Written instruction - Quote the listing below in its entirety, omitting every image.

......

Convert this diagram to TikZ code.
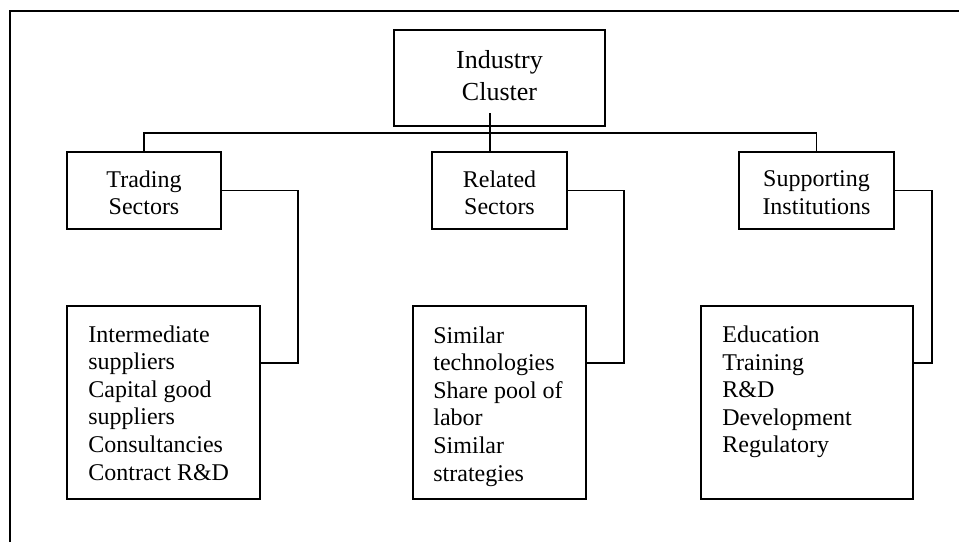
\documentclass[tikz,border=0pt]{standalone}
\usepackage{fontspec}
\setmainfont{Liberation Serif}
\begin{document}
\begin{tikzpicture}[x=0.5pt,y=-0.5pt,
  box/.style={draw,line width=0.7pt,rectangle,inner sep=0pt},
  sector/.style={box,minimum height=38.5pt},
  listbox/.style={box,minimum height=96.5pt},
  sectortext/.style={align=center,inner sep=0pt,font=\fontsize{12}{13.8}\selectfont},
  listtext/.style={align=left,inner sep=0pt,anchor=north west,font=\fontsize{12}{13.8}\selectfont},
  link/.style={line width=0.7pt},
  frame/.style={line width=1pt}]
\useasboundingbox (0,0) rectangle (959,542);

% outer frame (top and left edges)
\draw[frame] (10,542) -- (10,11) -- (959,11);

% top node
\node[box,minimum width=105.5pt,minimum height=48pt] (ic) at (499.5,78) {};
\node[sectortext,font=\fontsize{13}{16}\selectfont] (ictext) at ([yshift=1.4pt]ic.center) {Industry\\Cluster};

% sector nodes
\node[sector,minimum width=77pt] (ts) at (144,190.5) {};
\node[sector,minimum width=67.5pt] (rs) at (499.5,190.5) {};
\node[sector,minimum width=77.5pt] (ss) at (816.5,190.5) {};
\node[sectortext] (tstext) at ([yshift=-1.2pt]ts.center) {Trading\\Sectors};
\node[sectortext] (rstext) at ([yshift=-1.2pt]rs.center) {Related\\Sectors};
\node[sectortext] (sstext) at ([yshift=-1.2pt]ss.center) {Supporting\\Institutions};

% detail lists
\node[listbox,minimum width=96.5pt] (il) at (163.5,402.5) {};
\node[listbox,minimum width=86.5pt] (sl) at (499.5,402.5) {};
\node[listbox,minimum width=106pt] (el) at (807,402.5) {};
\node[listtext] (iltext) at (88,325) {Intermediate\\suppliers\\Capital good\\suppliers\\Consultancies\\Contract R\&D};
\node[listtext] (sltext) at (433,326) {Similar\\technologies\\Share pool of\\labor\\Similar\\strategies};
\node[listtext] (eltext) at (722,325.5) {Education\\Training\\R\&D\\Development\\Regulatory};

% bus from the cluster to the sectors
\coordinate (bus) at (0,133);
\coordinate (stem) at (490,113);
\draw[link] (ts.north) -- (ts.north |- bus) -- (ss.north |- bus) -- (ss.north);
\draw[link] (stem) -- (stem |- rs.north);

% sector to list connectors
\coordinate (tbend) at (298,363);
\coordinate (rbend) at (624,363);
\coordinate (sbend) at (932,363);
\draw[link] (ts.east) -| (tbend) -- (tbend -| il.east);
\draw[link] (rs.east) -| (rbend) -- (rbend -| sl.east);
\draw[link] (ss.east) -| (sbend) -- (sbend -| el.east);
\end{tikzpicture}
\end{document}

......

Answer below -
Convert this diagram to TikZ code.
\documentclass[tikz,border=0pt]{standalone}
\usepackage{fontspec}
\setmainfont{Liberation Serif}
\begin{document}
\begin{tikzpicture}[x=0.5pt,y=-0.5pt,
  box/.style={draw,line width=0.7pt,rectangle,inner sep=0pt},
  sector/.style={box,minimum height=38.5pt},
  listbox/.style={box,minimum height=96.5pt},
  sectortext/.style={align=center,inner sep=0pt,font=\fontsize{12}{13.8}\selectfont},
  listtext/.style={align=left,inner sep=0pt,anchor=north west,font=\fontsize{12}{13.8}\selectfont},
  link/.style={line width=0.7pt},
  frame/.style={line width=1pt}]
\useasboundingbox (0,0) rectangle (959,542);

% outer frame (top and left edges)
\draw[frame] (10,542) -- (10,11) -- (959,11);

% top node
\node[box,minimum width=105.5pt,minimum height=48pt] (ic) at (499.5,78) {};
\node[sectortext,font=\fontsize{13}{16}\selectfont] (ictext) at ([yshift=1.4pt]ic.center) {Industry\\Cluster};

% sector nodes
\node[sector,minimum width=77pt] (ts) at (144,190.5) {};
\node[sector,minimum width=67.5pt] (rs) at (499.5,190.5) {};
\node[sector,minimum width=77.5pt] (ss) at (816.5,190.5) {};
\node[sectortext] (tstext) at ([yshift=-1.2pt]ts.center) {Trading\\Sectors};
\node[sectortext] (rstext) at ([yshift=-1.2pt]rs.center) {Related\\Sectors};
\node[sectortext] (sstext) at ([yshift=-1.2pt]ss.center) {Supporting\\Institutions};

% detail lists
\node[listbox,minimum width=96.5pt] (il) at (163.5,402.5) {};
\node[listbox,minimum width=86.5pt] (sl) at (499.5,402.5) {};
\node[listbox,minimum width=106pt] (el) at (807,402.5) {};
\node[listtext] (iltext) at (88,325) {Intermediate\\suppliers\\Capital good\\suppliers\\Consultancies\\Contract R\&D};
\node[listtext] (sltext) at (433,326) {Similar\\technologies\\Share pool of\\labor\\Similar\\strategies};
\node[listtext] (eltext) at (722,325.5) {Education\\Training\\R\&D\\Development\\Regulatory};

% bus from the cluster to the sectors
\coordinate (bus) at (0,133);
\coordinate (stem) at (490,113);
\draw[link] (ts.north) -- (ts.north |- bus) -- (ss.north |- bus) -- (ss.north);
\draw[link] (stem) -- (stem |- rs.north);

% sector to list connectors
\coordinate (tbend) at (298,363);
\coordinate (rbend) at (624,363);
\coordinate (sbend) at (932,363);
\draw[link] (ts.east) -| (tbend) -- (tbend -| il.east);
\draw[link] (rs.east) -| (rbend) -- (rbend -| sl.east);
\draw[link] (ss.east) -| (sbend) -- (sbend -| el.east);
\end{tikzpicture}
\end{document}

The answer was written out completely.